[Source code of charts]

○ ○ ○ ○ ○

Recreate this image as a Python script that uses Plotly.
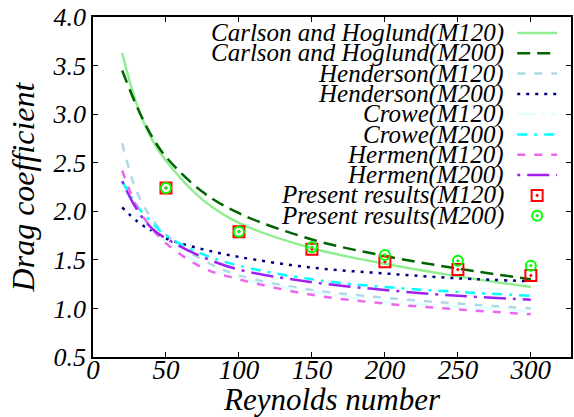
import plotly.graph_objects as go

re_grid = [20, 30, 40, 50, 75, 100, 150, 200, 250, 300]
carlson_m120 = [3.63, 3.10, 2.75, 2.52, 2.12, 1.88, 1.62, 1.46, 1.33, 1.22]
carlson_m200 = [3.45, 3.08, 2.78, 2.56, 2.20, 1.98, 1.71, 1.54, 1.41, 1.30]
henderson_m120 = [2.70, 2.20, 1.93, 1.76, 1.50, 1.34, 1.19, 1.11, 1.05, 1.00]
henderson_m200 = [2.04, 1.90, 1.80, 1.72, 1.61, 1.53, 1.42, 1.36, 1.31, 1.28]
crowe_m120 = [2.30, 2.00, 1.80, 1.68, 1.45, 1.31, 1.17, 1.07, 1.02, 0.97]
crowe_m200 = [2.31, 2.06, 1.89, 1.75, 1.56, 1.44, 1.30, 1.22, 1.17, 1.13]
hermen_m120 = [2.42, 2.05, 1.83, 1.67, 1.42, 1.30, 1.14, 1.05, 0.99, 0.94]
hermen_m200 = [2.31, 2.02, 1.83, 1.72, 1.53, 1.40, 1.27, 1.19, 1.13, 1.09]

re_present = [50, 100, 150, 200, 250, 300]
present_m120 = [2.24, 1.79, 1.61, 1.48, 1.40, 1.34]
present_m200 = [2.24, 1.79, 1.63, 1.55, 1.49, 1.44]

x_ticks = [0, 50, 100, 150, 200, 250, 300]
y_ticks = [0.5, 1.0, 1.5, 2.0, 2.5, 3.0, 3.5, 4.0]

FONT = "Liberation Serif"

lines = [
    ("Carlson and Hoglund(M120)", carlson_m120, "#90ee90", "solid"),
    ("Carlson and Hoglund(M200)", carlson_m200, "#006400", "13px,7px"),
    ("Henderson(M120)", henderson_m120, "#add8e6", "8px,9px"),
    ("Henderson(M200)", henderson_m200, "#000080", "3px,6px"),
    ("Crowe(M120)", crowe_m120, "#e0ffff", "18px,6px,3px,6px"),
    ("Crowe(M200)", crowe_m200, "#00ffff", "10px,7px,3px,7px"),
    ("Hermen(M120)", hermen_m120, "#ee66ee", "8px,9px"),
    ("Hermen(M200)", hermen_m200, "#a020f0", "3px,7px,22px,7px"),
]
markers = [
    ("Present results(M120)", present_m120, "#ff0000", "square-open-dot", 11),
    ("Present results(M200)", present_m200, "#00ff00", "circle-open-dot", 10),
]

fig = go.Figure()
for name, vals, color, dash in lines:
    fig.add_trace(go.Scatter(x=re_grid, y=vals, mode="lines", name=name,
                             line=dict(color=color, width=2.5, dash=dash, shape="spline"),
                             showlegend=False))
for name, vals, color, sym, size in markers:
    fig.add_trace(go.Scatter(x=re_present, y=vals, mode="markers", name=name,
                             marker=dict(color=color, symbol=sym, size=size,
                                         line=dict(color=color, width=2)),
                             showlegend=False))

# manual legend (text on left, sample on right) drawn on an overlay axis
L, R, T, B = 93, 1, 17, 60
W, H = 574, 417
pw, ph = W - L - R, H - T - B
def px2paper(xp, yp):
    return (xp - L) / pw, 1 - (yp - T) / ph

text_right = 508
row0, step = 33, 20.3
annotations = []
all_items = [(n, c, d, None, None) for n, _, c, d in lines] + [(n, c, None, s, z) for n, _, c, s, z in markers]
for i, (name, color, dash, sym, size) in enumerate(all_items):
    yp = row0 + step * i
    tx, ty = px2paper(text_right, yp)
    annotations.append(dict(x=tx, y=ty, xref="paper", yref="paper", text=name, showarrow=False,
                            xanchor="right", yanchor="middle",
                            font=dict(family=FONT, size=25, color="black", style="italic")))
    if dash is not None:
        x0, _ = px2paper(519, yp)
        x1, _ = px2paper(559, yp)
        fig.add_trace(go.Scatter(x=[x0, x1], y=[ty, ty], mode="lines", xaxis="x2", yaxis="y2",
                                 line=dict(color=color, width=2.5, dash=dash), showlegend=False,
                                 hoverinfo="skip"))
    else:
        xm, _ = px2paper(539, yp)
        fig.add_trace(go.Scatter(x=[xm], y=[ty], mode="markers", xaxis="x2", yaxis="y2",
                                 marker=dict(color=color, symbol=sym, size=size,
                                             line=dict(color=color, width=2)),
                                 showlegend=False, hoverinfo="skip"))

axis_common = dict(showline=True, linecolor="black", linewidth=1.5, mirror="ticks",
                   ticks="inside", ticklen=5, tickcolor="black", showgrid=False,
                   zeroline=False)
fig.update_layout(
    width=W, height=H,
    font=dict(family=FONT, style="italic", color="black"),
    margin=dict(l=L, r=R, t=T, b=B),
    paper_bgcolor="white", plot_bgcolor="white",
    xaxis=dict(range=[0, 327.5], tickvals=x_ticks, ticktext=[str(v) for v in x_ticks],
               ticklabelstandoff=-12,
               tickfont=dict(family=FONT, size=27, color="black", style="italic"),
               title=dict(text="Reynolds number", standoff=0,
                          font=dict(family=FONT, size=31, color="black", style="italic")),
               **axis_common),
    yaxis=dict(range=[0.5, 4.0], tickvals=y_ticks, ticktext=[f"{v:.1f}" for v in y_ticks],
               tickfont=dict(family=FONT, size=26, color="black", style="italic"),
               title=dict(text="Drag coefficient", standoff=8,
                          font=dict(family=FONT, size=32, color="black", style="italic")),
               **axis_common),
    xaxis2=dict(range=[0, 1], overlaying="x", visible=False, fixedrange=True),
    yaxis2=dict(range=[0, 1], overlaying="y", visible=False, fixedrange=True),
    annotations=annotations,
    showlegend=False,
)
fig.write_html("out.html")
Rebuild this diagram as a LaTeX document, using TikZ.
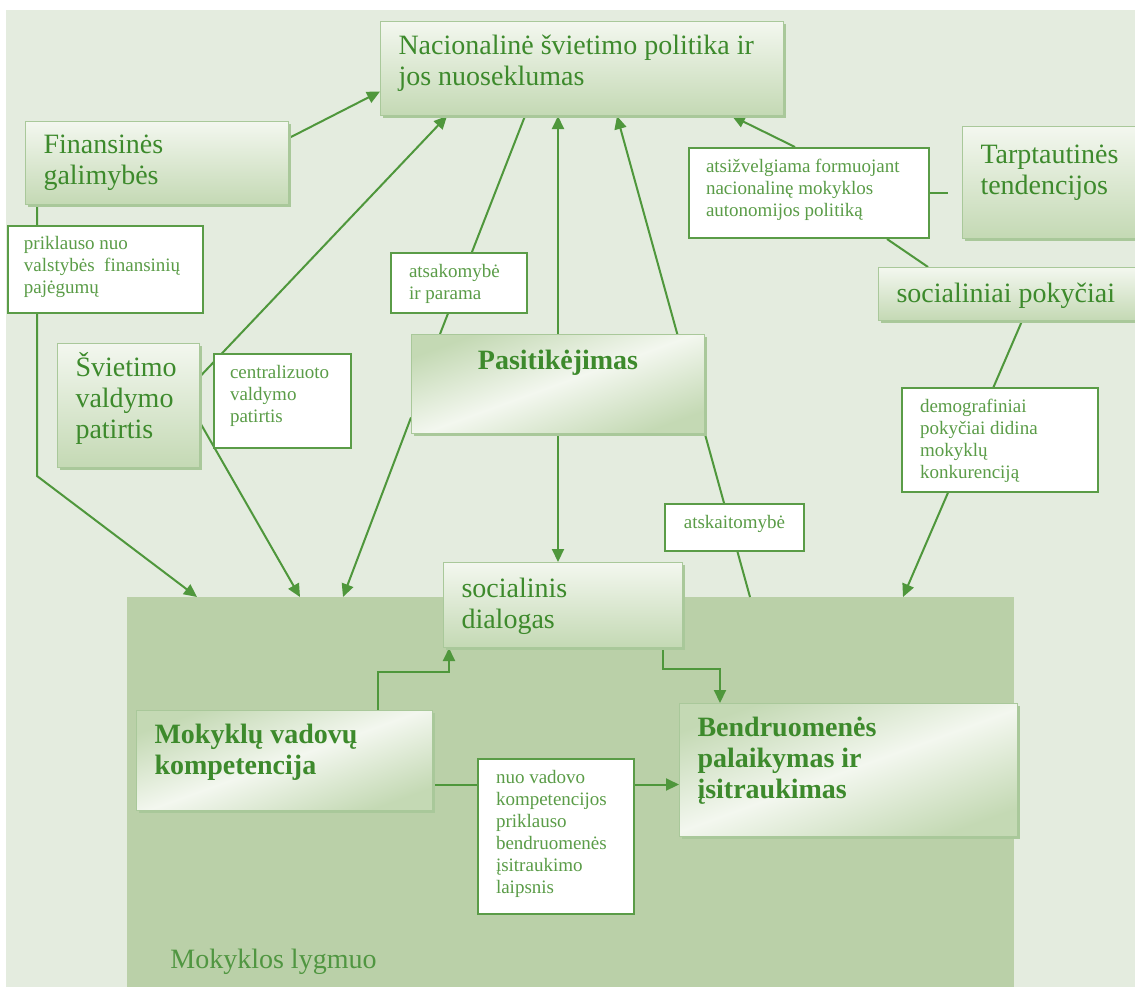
\documentclass[tikz,border=0pt]{standalone}
\usepackage{fontspec}
\setmainfont{Liberation Serif}
\usetikzlibrary{arrows.meta, positioning, shadows}
\definecolor{lvbg}{HTML}{E4ECDF}
\definecolor{lvschool}{HTML}{BAD0A8}
\definecolor{lvline}{HTML}{4F973C}
\definecolor{lvtext}{HTML}{3D8A2C}
\definecolor{lvlabel}{HTML}{5A9C47}
\definecolor{lvbox}{HTML}{C4D9B4}
\definecolor{lvtop}{HTML}{F3F7EF}
\definecolor{lvedge}{HTML}{A9C89A}
\pgfdeclarelayer{back}
\pgfdeclarelayer{mid}
\pgfsetlayers{back,mid,main}

\begin{document}
\begin{tikzpicture}[x=0.5pt, y=-0.5pt,
    topic/.style={rectangle, draw=lvedge, line width=0.5pt, top color=lvtop, bottom color=lvbox, drop shadow={shadow xshift=1pt, shadow yshift=-1.2pt, fill=lvedge, opacity=1}, inner xsep=9pt, inner ysep=0pt, anchor=north west, text=lvtext, font=\fontsize{14}{15.5}\selectfont#1, execute at begin node={\spaceskip=0pt\xspaceskip=0pt\relax}},
    topic/.default={},
    gloss/.style={top color=lvbox, bottom color=lvbox, middle color=lvtop, shading angle=20},
    note/.style={rectangle, draw=lvlabel, line width=1pt, fill=white, inner xsep=9pt, inner ysep=0pt, anchor=north west, text=lvlabel, font=\fontsize{9.5}{11}\selectfont, execute at begin node={\spaceskip=0pt\xspaceskip=0pt\relax}},
    mid/.style={execute at begin node=\centering},
    vfit/.style 2 args={text height=#1, text depth=#2},
    arrow/.style={-{Triangle[length=6.5pt, width=6pt]}, line width=1pt, draw=lvline},
    link/.style={line width=1pt, draw=lvline}
]
\useasboundingbox (0,0) rectangle (1135,987);

\begin{pgfonlayer}{back}
\fill[lvbg] (6,10) rectangle (1135,987);
\node[rectangle, fill=lvschool, inner sep=0pt, anchor=north west, minimum width=443.5pt, minimum height=195pt] (school) at (127,597) {};
\end{pgfonlayer}

% main topics
\node[topic, text width=183.5pt, vfit={16.5pt}{30.5pt}] (nat) at (380,21) {Nacionalinė švietimo politika ir\\jos nuoseklumas};
\node[topic, text width=113.5pt, vfit={16pt}{25.5pt}] (fin) at (25,121) {Finansinės\\galimybės};
\node[topic, text width=76pt, vfit={18.5pt}{37.5pt}] (tarp) at (962,126) {Tarptautinės\\tendencijos};
\node[topic, text width=118pt, vfit={17.5pt}{9pt}] (soc) at (878,267) {socialiniai pokyčiai};
\node[topic, text width=53pt, vfit={16.5pt}{45.5pt}] (svie) at (57,343) {Švietimo\\valdymo\\patirtis};
\node[topic=\bfseries, gloss, mid, text width=128.5pt, vfit={17.5pt}{32pt}] (pas) at (411,334) {Pasitikėjimas};
\node[topic, text width=101.5pt, vfit={17.5pt}{25pt}] (dial) at (443,562) {socialinis\\dialogas};
\node[topic=\bfseries, gloss, text width=130pt, vfit={16.5pt}{33.5pt}] (mok) at (136,710) {Mokyklų vadovų\\kompetencija};
\node[topic=\bfseries, gloss, text width=151pt, vfit={16.5pt}{50pt}] (bend) at (679,703) {Bendruomenės\\palaikymas ir\\įsitraukimas};

% link labels
\node[note, inner xsep=8pt, text width=81.5pt, vfit={11.5pt}{32pt}] (prik) at (7,225) {priklauso nuo\\valstybės\ \ finansinių\\pajėgumų};
\node[note, inner xsep=8pt, text width=52.5pt, vfit={12pt}{35pt}] (cent) at (213,353) {centralizuoto\\valdymo\\patirtis};
\node[note, text width=50pt, vfit={12pt}{18pt}] (atsak) at (390,252) {atsakomybė\\ir parama};
\node[note, inner xsep=8.5pt, text width=103pt, vfit={12.25pt}{32.75pt}] (atsiz) at (688,147) {atsižvelgiama formuojant\\nacionalinę mokyklos\\autonomijos politiką};
\node[note, text width=80pt, vfit={12.25pt}{39.75pt}] (demo) at (901,387) {demografiniai\\pokyčiai didina\\mokyklų\\konkurenciją};
\node[note, mid, text width=51.5pt, vfit={12.25pt}{11.25pt}] (atskai) at (664,503) {atskaitomybė};
\node[note, text width=60pt, vfit={12.25pt}{65.25pt}] (nuo) at (477,758) {nuo vadovo\\kompetencijos\\priklauso\\bendruomenės\\įsitraukimo\\laipsnis};

\node[anchor=base west, inner sep=0pt, text=lvtext!90, font=\fontsize{14}{15.5}\selectfont] (level) at (170,968) {Mokyklos lygmuo};

% connectors
\begin{pgfonlayer}{mid}
\draw[arrow] ([yshift=12.5pt]fin.east) -- ([yshift=-11.5pt]nat.west);
\draw[arrow] ([yshift=14.5pt]svie.east) -- ([xshift=33.5pt]nat.south west);
\draw[arrow] ([yshift=-8.5pt]svie.east) -- ([xshift=86.5pt]school.north west);
\draw[arrow] ([xshift=6pt]fin.south west) -- ++(0,271) -- ([xshift=35pt]school.north west);
\draw[link] ([xshift=72.5pt]nat.south west) -- ([xshift=14.5pt]pas.north west);
\draw[arrow] (pas.north) -- (pas.north |- nat.south);
\draw[arrow] (pas.south) -- (pas.south |- dial.north);
\draw[arrow] ([yshift=-16.75pt]pas.west) -- ([xshift=108pt]school.north west);
\draw[arrow] ([xshift=311.5pt]school.north west) -- ([xshift=118.5pt]nat.south west);
\draw[arrow] ([xshift=53.5pt]atsiz.north west) -- ([xshift=-26pt]nat.south east);
\draw[link] ([xshift=-4.5pt]atsiz.east) -- ([xshift=-7pt]atsiz.east -| tarp.west);
\draw[link] ([xshift=25pt]soc.north west) -- ([xshift=99.5pt]atsiz.south west);
\draw[arrow] ([xshift=72pt]soc.south west) -- ([xshift=388pt]school.north west);
\draw[arrow] ([xshift=121pt]mok.north west) -- ++(0,-38) -| ([xshift=3pt]dial.south west);
\draw[arrow] ([xshift=-10pt]dial.south east) -- ++(0,21) -| ([xshift=20.5pt]bend.north west);
\draw[arrow] ([yshift=-12pt]mok.east) -- ([yshift=-12pt]mok.east -| bend.west);
\end{pgfonlayer}

\end{tikzpicture}
\end{document}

○ ○ ○ ○ ○

Problem details:
From the first line above to the line containing "import plotly.graph_objects as go", repeat each line exactly. Pictures stay out.

Correct response:
Recreate this image as a Python script that uses Plotly.
import plotly.graph_objects as go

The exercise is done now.